Aim of the task:
Transcribe everything in the data word for word. Pictures are left out.

Data shown:
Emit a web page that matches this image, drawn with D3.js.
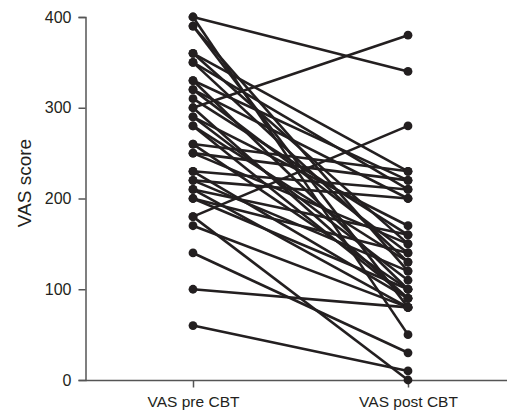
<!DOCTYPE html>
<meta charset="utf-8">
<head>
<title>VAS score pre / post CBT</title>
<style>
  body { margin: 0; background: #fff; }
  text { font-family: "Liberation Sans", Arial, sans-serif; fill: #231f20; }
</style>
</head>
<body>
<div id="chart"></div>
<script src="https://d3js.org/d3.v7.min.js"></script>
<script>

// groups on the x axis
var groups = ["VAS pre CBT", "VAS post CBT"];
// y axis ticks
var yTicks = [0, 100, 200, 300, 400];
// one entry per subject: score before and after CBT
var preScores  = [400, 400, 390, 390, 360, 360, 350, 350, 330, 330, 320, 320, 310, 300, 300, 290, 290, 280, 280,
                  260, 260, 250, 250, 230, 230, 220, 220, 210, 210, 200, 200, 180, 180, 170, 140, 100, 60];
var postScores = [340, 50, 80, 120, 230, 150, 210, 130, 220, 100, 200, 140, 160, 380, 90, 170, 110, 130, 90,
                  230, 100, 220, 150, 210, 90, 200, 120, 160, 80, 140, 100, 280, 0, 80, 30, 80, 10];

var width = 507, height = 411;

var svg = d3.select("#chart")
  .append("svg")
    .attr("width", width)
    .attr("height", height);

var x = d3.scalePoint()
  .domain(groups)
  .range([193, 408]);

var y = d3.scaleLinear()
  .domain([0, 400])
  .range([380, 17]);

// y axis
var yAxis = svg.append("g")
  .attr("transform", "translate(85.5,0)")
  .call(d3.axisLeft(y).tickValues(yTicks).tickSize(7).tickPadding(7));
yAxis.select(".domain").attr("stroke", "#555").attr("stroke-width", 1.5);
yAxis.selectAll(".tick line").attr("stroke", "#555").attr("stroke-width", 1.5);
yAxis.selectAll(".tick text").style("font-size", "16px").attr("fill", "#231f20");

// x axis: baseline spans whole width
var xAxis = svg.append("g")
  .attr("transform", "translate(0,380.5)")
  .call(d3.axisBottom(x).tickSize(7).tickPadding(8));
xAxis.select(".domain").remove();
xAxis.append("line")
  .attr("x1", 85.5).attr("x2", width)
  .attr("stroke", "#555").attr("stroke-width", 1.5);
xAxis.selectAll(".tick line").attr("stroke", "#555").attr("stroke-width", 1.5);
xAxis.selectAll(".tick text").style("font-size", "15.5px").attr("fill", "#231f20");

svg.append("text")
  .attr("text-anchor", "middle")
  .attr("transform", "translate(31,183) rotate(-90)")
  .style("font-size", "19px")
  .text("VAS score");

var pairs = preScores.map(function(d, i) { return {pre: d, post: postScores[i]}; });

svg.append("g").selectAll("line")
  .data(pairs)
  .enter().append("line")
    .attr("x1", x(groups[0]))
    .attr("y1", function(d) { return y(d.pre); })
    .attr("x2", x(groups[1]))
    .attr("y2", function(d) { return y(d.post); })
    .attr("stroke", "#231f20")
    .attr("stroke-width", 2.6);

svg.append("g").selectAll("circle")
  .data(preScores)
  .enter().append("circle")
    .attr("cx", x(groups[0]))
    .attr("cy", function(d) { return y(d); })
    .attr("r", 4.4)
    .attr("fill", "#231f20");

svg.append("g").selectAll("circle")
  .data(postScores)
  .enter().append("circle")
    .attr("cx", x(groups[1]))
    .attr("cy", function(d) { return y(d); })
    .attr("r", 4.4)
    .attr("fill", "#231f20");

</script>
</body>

Answer to the exercise:
Emit a web page that matches this image, drawn with D3.js.
<!DOCTYPE html>
<meta charset="utf-8">
<head>
<title>VAS score pre / post CBT</title>
<style>
  body { margin: 0; background: #fff; }
  text { font-family: "Liberation Sans", Arial, sans-serif; fill: #231f20; }
</style>
</head>
<body>
<div id="chart"></div>
<script src="https://d3js.org/d3.v7.min.js"></script>
<script>

// groups on the x axis
var groups = ["VAS pre CBT", "VAS post CBT"];
// y axis ticks
var yTicks = [0, 100, 200, 300, 400];
// one entry per subject: score before and after CBT
var preScores  = [400, 400, 390, 390, 360, 360, 350, 350, 330, 330, 320, 320, 310, 300, 300, 290, 290, 280, 280,
                  260, 260, 250, 250, 230, 230, 220, 220, 210, 210, 200, 200, 180, 180, 170, 140, 100, 60];
var postScores = [340, 50, 80, 120, 230, 150, 210, 130, 220, 100, 200, 140, 160, 380, 90, 170, 110, 130, 90,
                  230, 100, 220, 150, 210, 90, 200, 120, 160, 80, 140, 100, 280, 0, 80, 30, 80, 10];

var width = 507, height = 411;

var svg = d3.select("#chart")
  .append("svg")
    .attr("width", width)
    .attr("height", height);

var x = d3.scalePoint()
  .domain(groups)
  .range([193, 408]);

var y = d3.scaleLinear()
  .domain([0, 400])
  .range([380, 17]);

// y axis
var yAxis = svg.append("g")
  .attr("transform", "translate(85.5,0)")
  .call(d3.axisLeft(y).tickValues(yTicks).tickSize(7).tickPadding(7));
yAxis.select(".domain").attr("stroke", "#555").attr("stroke-width", 1.5);
yAxis.selectAll(".tick line").attr("stroke", "#555").attr("stroke-width", 1.5);
yAxis.selectAll(".tick text").style("font-size", "16px").attr("fill", "#231f20");

// x axis: baseline spans whole width
var xAxis = svg.append("g")
  .attr("transform", "translate(0,380.5)")
  .call(d3.axisBottom(x).tickSize(7).tickPadding(8));
xAxis.select(".domain").remove();
xAxis.append("line")
  .attr("x1", 85.5).attr("x2", width)
  .attr("stroke", "#555").attr("stroke-width", 1.5);
xAxis.selectAll(".tick line").attr("stroke", "#555").attr("stroke-width", 1.5);
xAxis.selectAll(".tick text").style("font-size", "15.5px").attr("fill", "#231f20");

svg.append("text")
  .attr("text-anchor", "middle")
  .attr("transform", "translate(31,183) rotate(-90)")
  .style("font-size", "19px")
  .text("VAS score");

var pairs = preScores.map(function(d, i) { return {pre: d, post: postScores[i]}; });

svg.append("g").selectAll("line")
  .data(pairs)
  .enter().append("line")
    .attr("x1", x(groups[0]))
    .attr("y1", function(d) { return y(d.pre); })
    .attr("x2", x(groups[1]))
    .attr("y2", function(d) { return y(d.post); })
    .attr("stroke", "#231f20")
    .attr("stroke-width", 2.6);

svg.append("g").selectAll("circle")
  .data(preScores)
  .enter().append("circle")
    .attr("cx", x(groups[0]))
    .attr("cy", function(d) { return y(d); })
    .attr("r", 4.4)
    .attr("fill", "#231f20");

svg.append("g").selectAll("circle")
  .data(postScores)
  .enter().append("circle")
    .attr("cx", x(groups[1]))
    .attr("cy", function(d) { return y(d); })
    .attr("r", 4.4)
    .attr("fill", "#231f20");

</script>
</body>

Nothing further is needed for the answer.